Another Tale of Government Corruption: Quincy, IL Edition

When John Spring was campaigning for re-election as mayor of Quincy, Illinois in the spring of 2009, his primary selling point to the citizens of Quincy was that he had close, personal relationships with people in Washington D.C. (especially Senate Majority Leader Dick Durbin, D-Illinois and his old high school football teammate, U.S. Rep Phil Hare, D-Rock Island) and he could deliver the goods for the many pie in the sky projects he had in mind for the city.


Spring used a popular former mayor, Chuck Scholz, in his campaign commercials along with the head of the supposedly non-partisan local economic development arm, the Great River Economic Development Foundation.

Spring won re-election by less than 800 votes over a Republican whose lone political experience consisted of a couple of terms on the Adams County, Illinois Board.

So what did those people get for supporting Spring as heavily as they did?

Well, Durbin, who has funneled Spring with thousands of dollars in campaign contributions and staff support during his elections, got to see one of his protégé’s get a nice little $5,000 a month lobbying fee from the city over the past few years. The firm, Michael Alexander and Associates of Chicago, has been paid the money to lobby…Durbin, and other Washington types.

City officials say Alexander’s fees (which was handed out in a no-bid manner and without a vote of the Quincy City Council) have been well worth it as he helped the city garner about $800,000 in grant money and will provide further assistance in future funds for Quincy’s proposed multi-million dollar plan to put hydroelectric power plants on Locks and Dams along the Mississippi River.

Is that what the founding fathers had in mind? That one governing body should be using the public’s money to buy access to another governing body? That’s really how it’s supposed to work?

No, but it’s The Chicago Way and Quincy is trending more Chicago by the day.

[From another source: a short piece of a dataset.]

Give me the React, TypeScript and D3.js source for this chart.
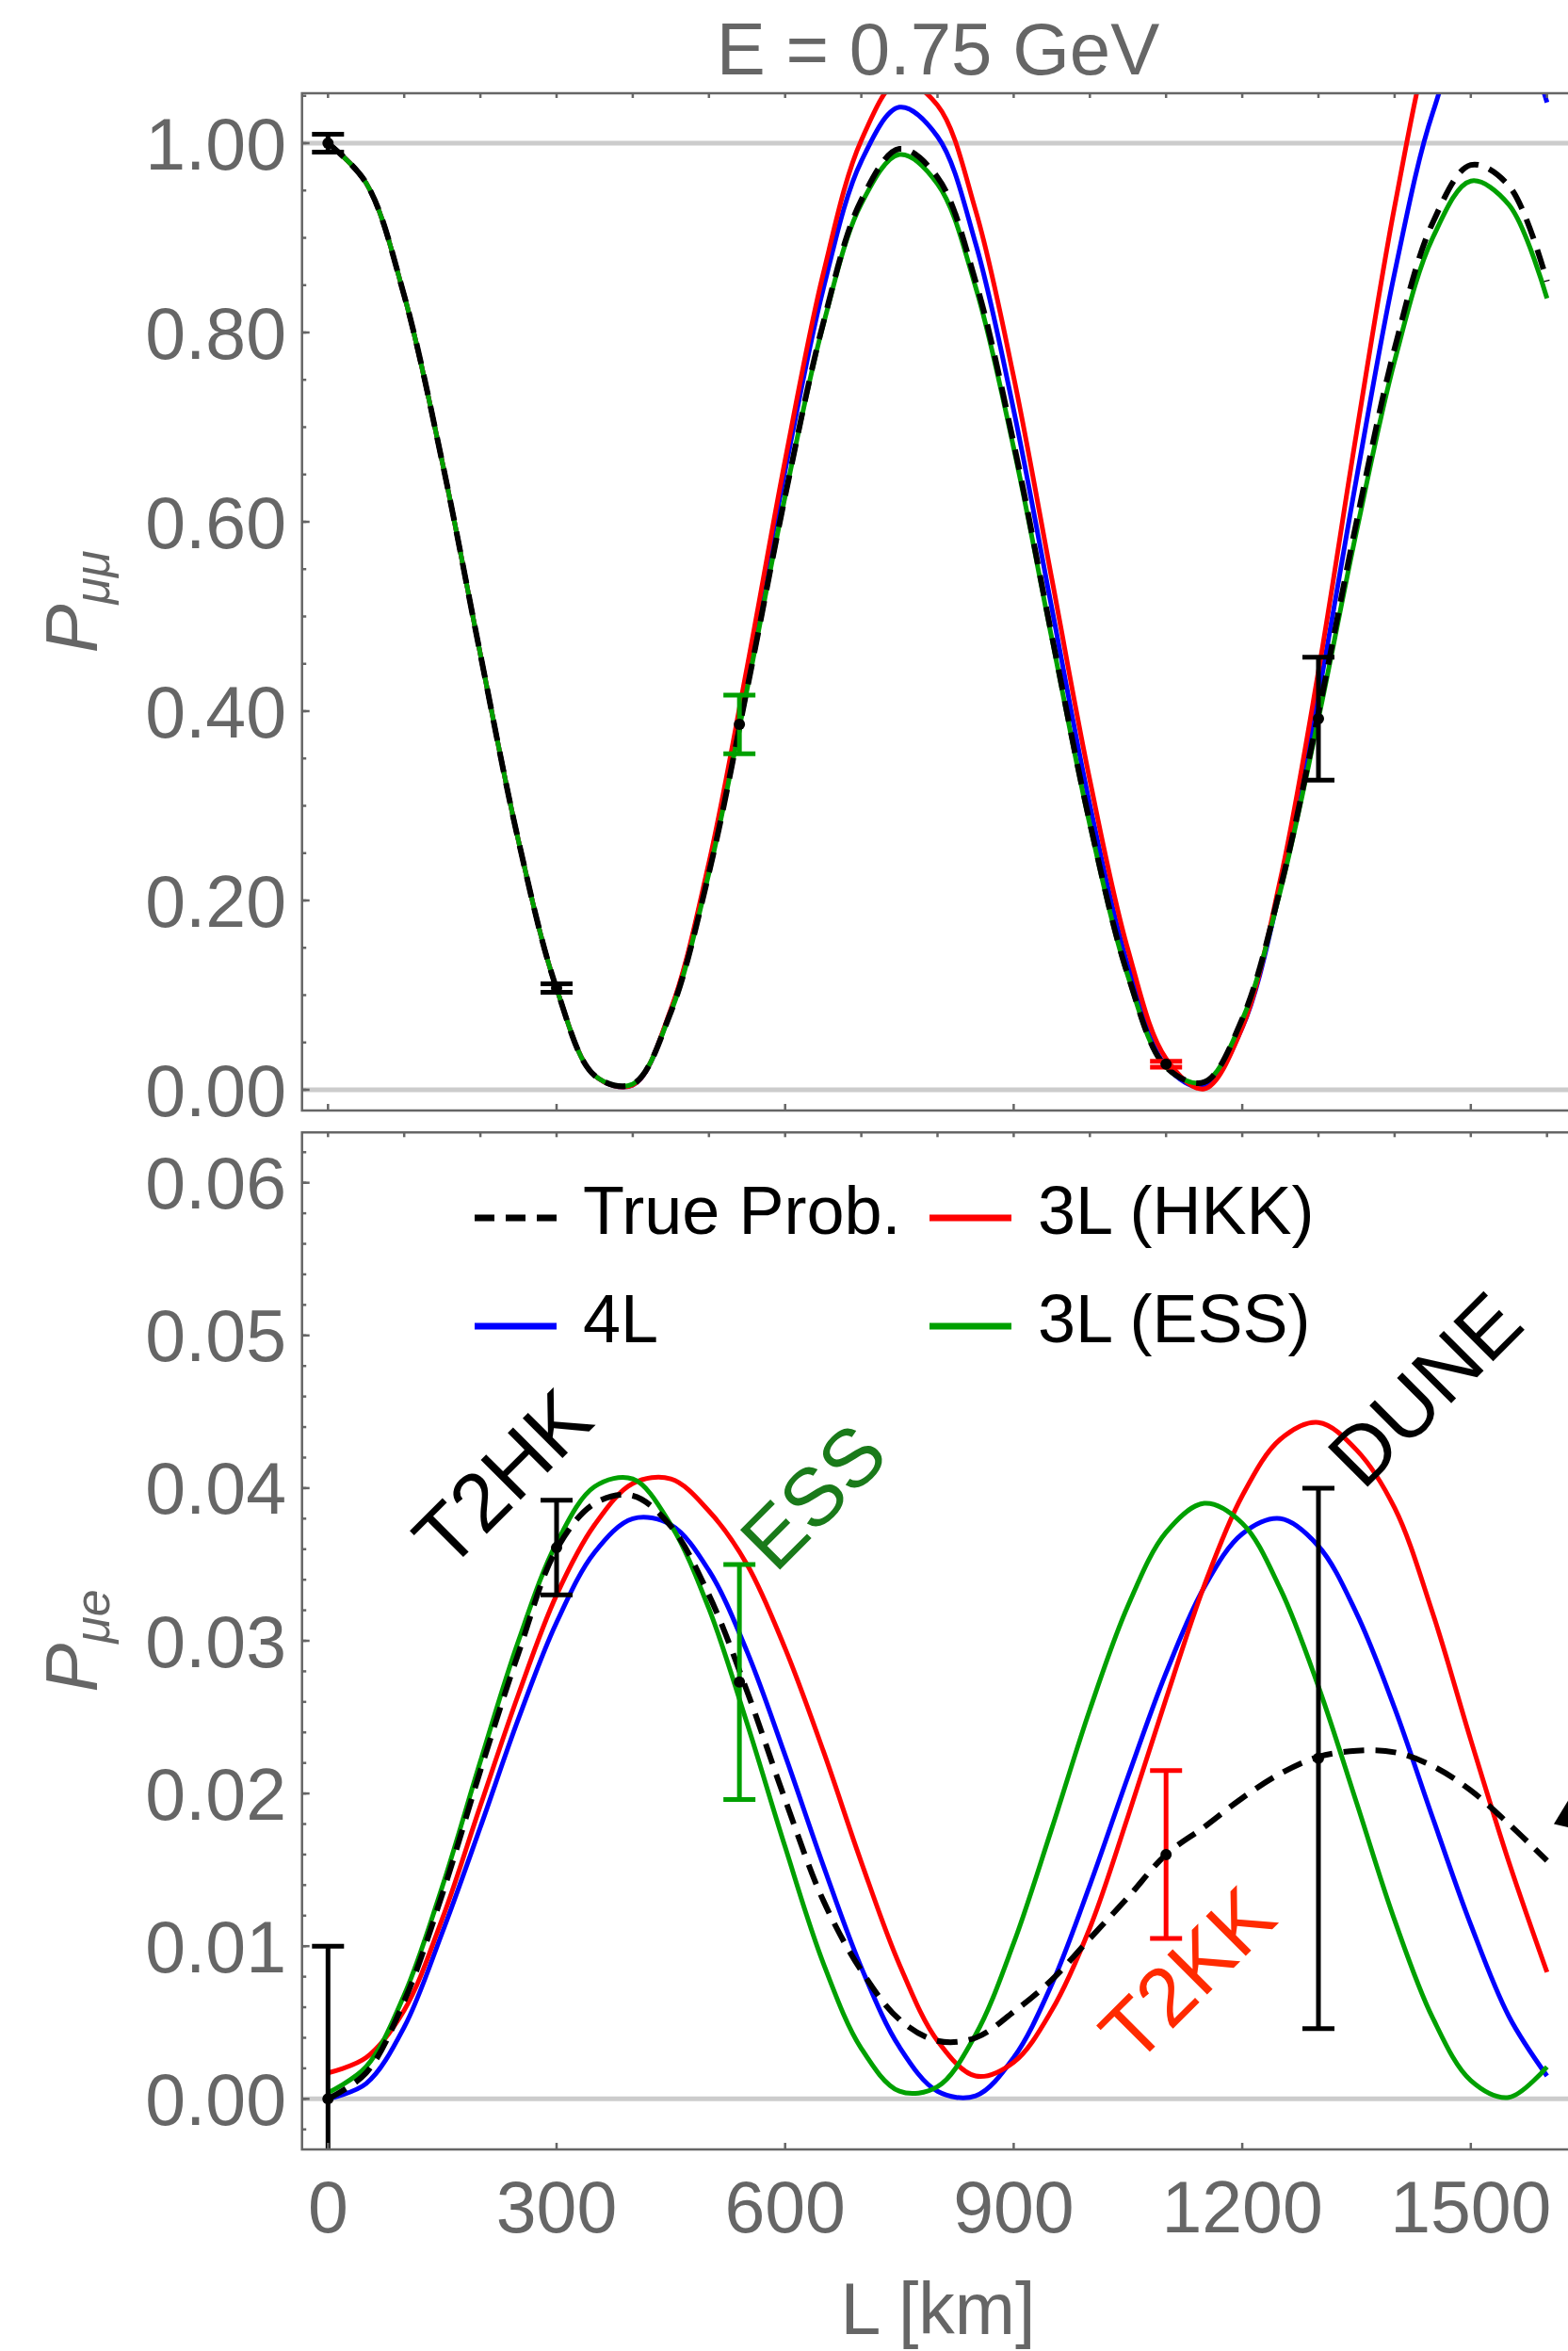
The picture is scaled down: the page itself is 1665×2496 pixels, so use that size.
import React, { useRef, useEffect } from 'react';
import * as d3 from 'd3';

// baseline distance grid (km)
const distances = [0, 50, 100, 150, 200, 250, 300, 350, 400, 450, 500, 550, 600, 650, 700, 750, 800,
  850, 900, 950, 1000, 1050, 1100, 1150, 1200, 1250, 1300, 1350, 1400, 1450, 1500, 1550, 1600];

// P_mumu (upper panel)
const pmmTrue = [1.000, 0.958, 0.839, 0.663, 0.460, 0.263, 0.107, 0.015, 0.006, 0.082, 0.229, 0.423, 0.627, 0.810, 0.940, 0.994, 0.964,
  0.854, 0.683, 0.480, 0.282, 0.121, 0.024, 0.008, 0.075, 0.213, 0.398, 0.600, 0.783, 0.916, 0.977, 0.955, 0.854];
const pmm4L = [1.000, 0.958, 0.839, 0.663, 0.460, 0.263, 0.107, 0.015, 0.005, 0.084, 0.237, 0.440, 0.654, 0.846, 0.981, 1.038, 1.007,
  0.894, 0.718, 0.509, 0.301, 0.131, 0.025, 0.003, 0.066, 0.213, 0.417, 0.646, 0.863, 1.032, 1.126, 1.130, 1.043];
const pmmHKK = [1.000, 0.958, 0.839, 0.663, 0.460, 0.263, 0.107, 0.015, 0.005, 0.085, 0.240, 0.446, 0.665, 0.862, 1.003, 1.066, 1.040,
  0.929, 0.753, 0.540, 0.327, 0.148, 0.033, 0.001, 0.066, 0.222, 0.442, 0.694, 0.933, 1.122, 1.231, 1.249, 1.230];
const pmmESS = [1.000, 0.958, 0.839, 0.663, 0.460, 0.263, 0.107, 0.015, 0.006, 0.082, 0.229, 0.423, 0.627, 0.808, 0.936, 0.988, 0.957,
  0.848, 0.678, 0.477, 0.280, 0.120, 0.024, 0.008, 0.074, 0.210, 0.392, 0.590, 0.770, 0.900, 0.960, 0.935, 0.836];

// P_mue (lower panel)
const pmeTrue = [0.0000, 0.0017, 0.0064, 0.0134, 0.0215, 0.0292, 0.0360, 0.0390, 0.0395, 0.0375, 0.0330, 0.0267, 0.0196, 0.0130, 0.0084, 0.0052, 0.0038,
  0.0040, 0.0057, 0.0078, 0.0105, 0.0132, 0.0160, 0.0178, 0.0197, 0.0213, 0.0224, 0.0228, 0.0227, 0.0218, 0.0202, 0.0180, 0.0156];
const pme4L = [0.0000, 0.0010, 0.0047, 0.0109, 0.0178, 0.0249, 0.0312, 0.0358, 0.0380, 0.0376, 0.0346, 0.0293, 0.0225, 0.0153, 0.0086, 0.0034, 0.0005,
  0.0002, 0.0027, 0.0075, 0.0140, 0.0211, 0.0279, 0.0335, 0.0370, 0.0380, 0.0362, 0.0318, 0.0256, 0.0184, 0.0114, 0.0054, 0.0015];
const pmeHKK = [0.0017, 0.0027, 0.0058, 0.0118, 0.0192, 0.0265, 0.0330, 0.0376, 0.0403, 0.0406, 0.0385, 0.0350, 0.0295, 0.0228, 0.0155, 0.0088, 0.0038,
  0.0015, 0.0024, 0.0058, 0.0112, 0.0185, 0.0262, 0.0336, 0.0395, 0.0432, 0.0443, 0.0425, 0.0387, 0.0318, 0.0235, 0.0155, 0.0083];
const pmeESS = [0.0004, 0.0021, 0.0068, 0.0139, 0.0221, 0.0300, 0.0364, 0.0401, 0.0406, 0.0376, 0.0321, 0.0246, 0.0165, 0.0089, 0.0033, 0.0005, 0.0008,
  0.0042, 0.0102, 0.0177, 0.0255, 0.0323, 0.0371, 0.0390, 0.0377, 0.0334, 0.0270, 0.0194, 0.0117, 0.0053, 0.0012, 0.0001, 0.0021];

// experiment error bars
const barL = [0, 300, 540, 1100, 1300];
const barColors = ['#000000', '#000000', '#00a000', '#ff0000', '#000000'];
const pmmBarMid = [1.0, 0.1075, 0.386, 0.027, 0.392];
const pmmBarErr = [0.0095, 0.0045, 0.031, 0.003, 0.065];
const pmeBarMid = [0.0, 0.0361, 0.0273, 0.016, 0.0223];
const pmeBarErr = [0.01, 0.0031, 0.0077, 0.0055, 0.0177];

const xTicks = [0, 300, 600, 900, 1200, 1500];
const pmmTicks = [0, 0.2, 0.4, 0.6, 0.8, 1.0];
const pmeTicks = [0, 0.01, 0.02, 0.03, 0.04, 0.05, 0.06];

const legendLabels = ['True Prob.', '3L (HKK)', '4L', '3L (ESS)'];
const expLabels = ['T2HK', 'ESS', 'T2KK', 'DUNE'];

function App() {
  const ref = useRef<SVGSVGElement | null>(null);

  useEffect(() => {
    const svg = d3.select(ref.current);
    svg.selectAll('*').remove();

    const font = '"Liberation Sans", Arial, sans-serif';
    const gray = '#666666';
    const frameLeft = 320.7;
    const frameRight = 1672;

    const x = d3.scaleLinear().domain([0, 1500]).range([348.3, 1561.8]);
    const yTop = d3.scaleLinear().domain([0, 1]).range([1157, 152]);
    const yBot = d3.scaleLinear().domain([0, 0.06]).range([2228.3, 1255.7]);

    const seriesColors = ['#0000ff', '#ff0000', '#00a000', '#000000'];

    const panels = [
      {
        id: 'mm', top: 99, bottom: 1179, y: yTop,
        series: [pmm4L, pmmHKK, pmmESS, pmmTrue],
        ticks: pmmTicks, minor: d3.range(0, 1.051, 0.05), grid: [0, 1],
        mid: pmmBarMid, err: pmmBarErr, sub: 'μμ',
      },
      {
        id: 'me', top: 1202.3, bottom: 2282, y: yBot,
        series: [pme4L, pmeHKK, pmeESS, pmeTrue],
        ticks: pmeTicks, minor: d3.range(-0.002, 0.0631, 0.002), grid: [0],
        mid: pmeBarMid, err: pmeBarErr, sub: 'μe',
      },
    ];

    // title
    svg.append('text')
      .attr('x', 996).attr('y', 79)
      .attr('text-anchor', 'middle')
      .attr('font-family', font).attr('font-size', 78)
      .attr('fill', gray)
      .text('E = 0.75 GeV');

    panels.forEach((p) => {
      const clipId = `clip-${p.id}`;
      svg.append('clipPath').attr('id', clipId)
        .append('rect')
        .attr('x', frameLeft).attr('y', p.top)
        .attr('width', frameRight - frameLeft).attr('height', p.bottom - p.top);

      const plot = svg.append('g').attr('clip-path', `url(#${clipId})`);

      // grid lines
      p.grid.forEach((g) => {
        plot.append('line')
          .attr('x1', frameLeft).attr('x2', frameRight)
          .attr('y1', p.y(g)).attr('y2', p.y(g))
          .attr('stroke', '#cccccc').attr('stroke-width', 5);
      });

      const line = d3.line<number>()
        .x((d, i) => x(distances[i]))
        .y((d) => p.y(d))
        .curve(d3.curveCatmullRom.alpha(0.5));

      p.series.forEach((s, i) => {
        const isTrue = i === 3;
        plot.append('path')
          .datum(s)
          .attr('fill', 'none')
          .attr('stroke', seriesColors[i])
          .attr('stroke-width', isTrue ? 6 : 5)
          .attr('stroke-dasharray', isTrue ? '22 12' : null)
          .attr('d', line);
      });

      // error bars
      barL.forEach((L, i) => {
        const cx = x(L);
        const y1 = p.y(p.mid[i] - p.err[i]);
        const y2 = p.y(p.mid[i] + p.err[i]);
        const g = plot.append('g').attr('stroke', barColors[i]).attr('stroke-width', 5);
        g.append('line').attr('x1', cx).attr('x2', cx).attr('y1', y1).attr('y2', y2);
        [y1, y2].forEach((yy) => {
          g.append('line').attr('x1', cx - 17).attr('x2', cx + 17).attr('y1', yy).attr('y2', yy);
        });
        plot.append('circle')
          .attr('cx', cx).attr('cy', p.y(p.mid[i])).attr('r', 6)
          .attr('fill', '#000000');
      });

      // frame
      const frame = svg.append('g').attr('stroke', gray).attr('stroke-width', 2.5).attr('fill', 'none');
      frame.append('path')
        .attr('d', `M${frameRight},${p.top}H${frameLeft}V${p.bottom}H${frameRight}`);

      // y ticks
      p.ticks.forEach((t) => {
        frame.append('line')
          .attr('x1', frameLeft).attr('x2', frameLeft + 8)
          .attr('y1', p.y(t)).attr('y2', p.y(t));
        svg.append('text')
          .attr('x', 304).attr('y', p.y(t) + 27.5)
          .attr('text-anchor', 'end')
          .attr('font-family', font).attr('font-size', 77)
          .attr('fill', gray)
          .text(d3.format('.2f')(t));
      });
      p.minor.forEach((t) => {
        const yy = p.y(t);
        if (yy < p.top || yy > p.bottom) return;
        frame.append('line')
          .attr('x1', frameLeft).attr('x2', frameLeft + 4.5)
          .attr('y1', yy).attr('y2', yy);
      });

      // x ticks: 100 km on top edge, major on bottom edge
      d3.range(0, 1601, 100).forEach((L) => {
        frame.append('line')
          .attr('x1', x(L)).attr('x2', x(L))
          .attr('y1', p.top).attr('y2', p.top + 5);
      });
      xTicks.forEach((L) => {
        frame.append('line')
          .attr('x1', x(L)).attr('x2', x(L))
          .attr('y1', p.bottom).attr('y2', p.bottom - 7);
      });

      // y axis label
      const cy = (p.top + p.bottom) / 2;
      const lab = svg.append('text')
        .attr('transform', `translate(103,${cy}) rotate(-90)`)
        .attr('text-anchor', 'middle')
        .attr('font-family', font).attr('font-style', 'italic')
        .attr('font-size', 78).attr('fill', gray);
      lab.append('tspan').text('P');
      lab.append('tspan').attr('font-size', 52).attr('dy', 13).text(p.sub);
    });

    // x tick labels and title
    xTicks.forEach((L) => {
      svg.append('text')
        .attr('x', x(L)).attr('y', 2370)
        .attr('text-anchor', 'middle')
        .attr('font-family', font).attr('font-size', 77)
        .attr('fill', gray)
        .text(String(L));
    });
    svg.append('text')
      .attr('x', 996).attr('y', 2478)
      .attr('text-anchor', 'middle')
      .attr('font-family', font).attr('font-size', 77)
      .attr('fill', gray)
      .text('L [km]');

    // legend
    const legendColors = ['#000000', '#ff0000', '#0000ff', '#00a000'];
    const legendCol = [504, 987];
    const legendRow = [1293, 1408];
    legendLabels.forEach((label, i) => {
      const lx = legendCol[i % 2];
      const ly = legendRow[Math.floor(i / 2)];
      svg.append('line')
        .attr('x1', lx).attr('x2', lx + 87)
        .attr('y1', ly).attr('y2', ly)
        .attr('stroke', legendColors[i]).attr('stroke-width', 7)
        .attr('stroke-dasharray', i === 0 ? '21 12' : null);
      svg.append('text')
        .attr('x', lx + 115).attr('y', ly + 17)
        .attr('font-family', font).attr('font-size', 72)
        .attr('fill', '#000000')
        .text(label);
    });

    // experiment labels (rotated), anchored in data coordinates of lower panel
    const labelL = [228, 636, 1127, 1439];
    const labelP = [0.0407, 0.0395, 0.0082, 0.0465];
    const labelColors = ['#000000', '#1a7a1a', '#ff2a00', '#000000'];
    expLabels.forEach((t, i) => {
      svg.append('text')
        .attr('transform', `translate(${x(labelL[i])},${yBot(labelP[i])}) rotate(-45)`)
        .attr('y', 31)
        .attr('text-anchor', 'middle')
        .attr('font-family', font).attr('font-size', 87)
        .attr('fill', labelColors[i])
        .text(t);
    });

    // arrow head cut off at the right edge of the lower panel
    const ax = x(1609);
    const ay = yBot(0.018);
    svg.append('path')
      .attr('d', `M${ax},${ay}L${ax + 17},${ay - 28}L${ax + 17},${ay + 4}Z`)
      .attr('fill', '#000000');
  }, []);

  return (
    <div style={{ position: 'absolute', left: 0, top: 0 }}>
      <svg ref={ref} width={1665} height={2496} style={{ display: 'block', background: '#ffffff' }} />
    </div>
  );
}

export default App;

It gets better. The former mayor, Scholz, is actually a lobbyist with Alexander’s Chicago firm, which now has several Quincy clients, many of the not-for-profit ilk. But it is the city government, where Scholz had his salary nearly double during his 12-year mayoral tenure and which will continue to pay him a handsome pension into his golden years, that gets to continue providing him with a backdoor paycheck .

It’s important to note that at no point did anyone in the city administration bring up the former mayor’s connection with this lobbying firm. As a matter of fact, the city administration never publicly admitted to anyone they had been paying Alexander’s firm until Monday.

Quincy’s mayor ran on a platform of having relationships with people in order to make the city a better place to live.

He just didn’t tell the voters they were going to have to pay a little bit more for those relationships.